The counter-intuitiveness of the P/E ratio is why many analysts favor the PEG ratio, or forward P/E ratio, based on a company’s estimated future earnings, as a more useful variation on the backwards-looking P/E ratio. But even PEG struggles to quantify the current market’s buoyancy, in part because estimates of future earnings alone do not account for the massive surge in stock prices.

P/E and PEG ratios - and EBITDA/EV and their brethren - are in danger of becoming relics of an older generation of stock investing. Today’s markets are quicker, freer and more opportunistic. Fee-free trading apps like Robinhood, fractional trading, options and swaps contracts, and social media messaging are just some of the new forces driving new investor behavior and influencing pricing. That’s not the whole story behind the market madness, but for old school portfolio theorists it’s frustrating to watch popular stocks outstripping shares with more intrinsic value. Add to that rockbottom interest rates that are driving investors away from fixed income investments and into stocks, plus trillions of new dollars thanks to the Fed’s fiscal stimulus, and it’s pretty easy to see why ‘P’s (prices) have no where to go but up, regardless of what’s going on with company earnings.

Take Tesla: At $2,200 (pre-split) per share and a P/E of 1,153x, Tesla’s stock price may well have been plucked from thin air but that hasn’t stopped younger investors and momentum traders from boosting Its shares more than 400% this year. That’s real money whether Elon Musk & Co have anything to show for it or not.

So if old-school valuation metrics no longer apply, where should investors look for guidance? There’s no magic answer, and if there was I wouldn’t be writing a free blog about it.

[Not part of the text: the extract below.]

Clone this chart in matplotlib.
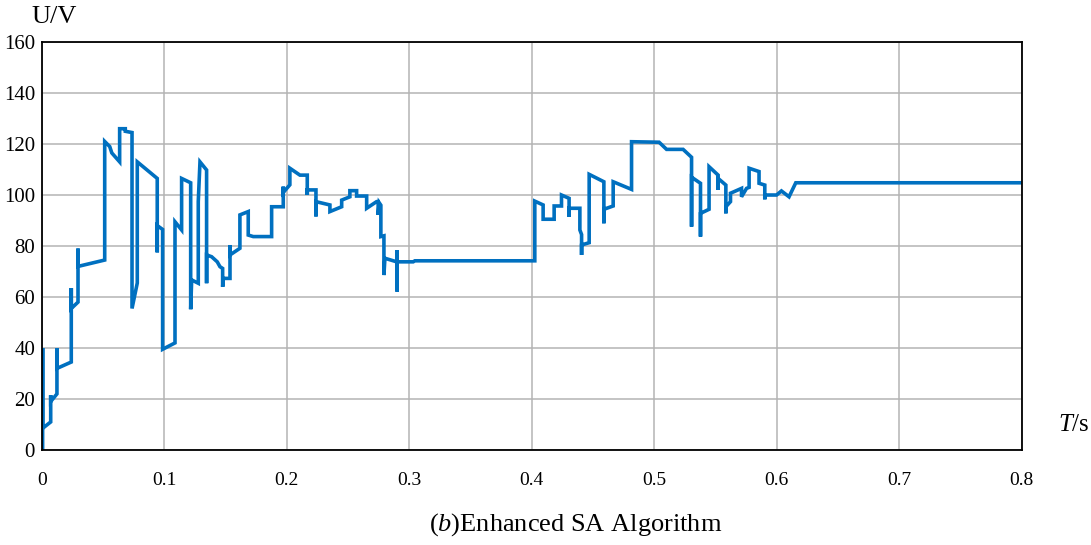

The best hints lie in the same new forces that are influencing the market itself and causing the ‘P’s to fly past the ‘E’s. That doesn’t mean throwing away the investing textbook and following the herd, but it’s important to modify our techniques to take into account the shifting paradigm as we make investing decisions. It’s heady days in the current market for lots of reasons, but the fundamentals suggest it’s only going to get headier. Take a deep breath, and dive in carefully - regardless of everything we ever learned about P/E.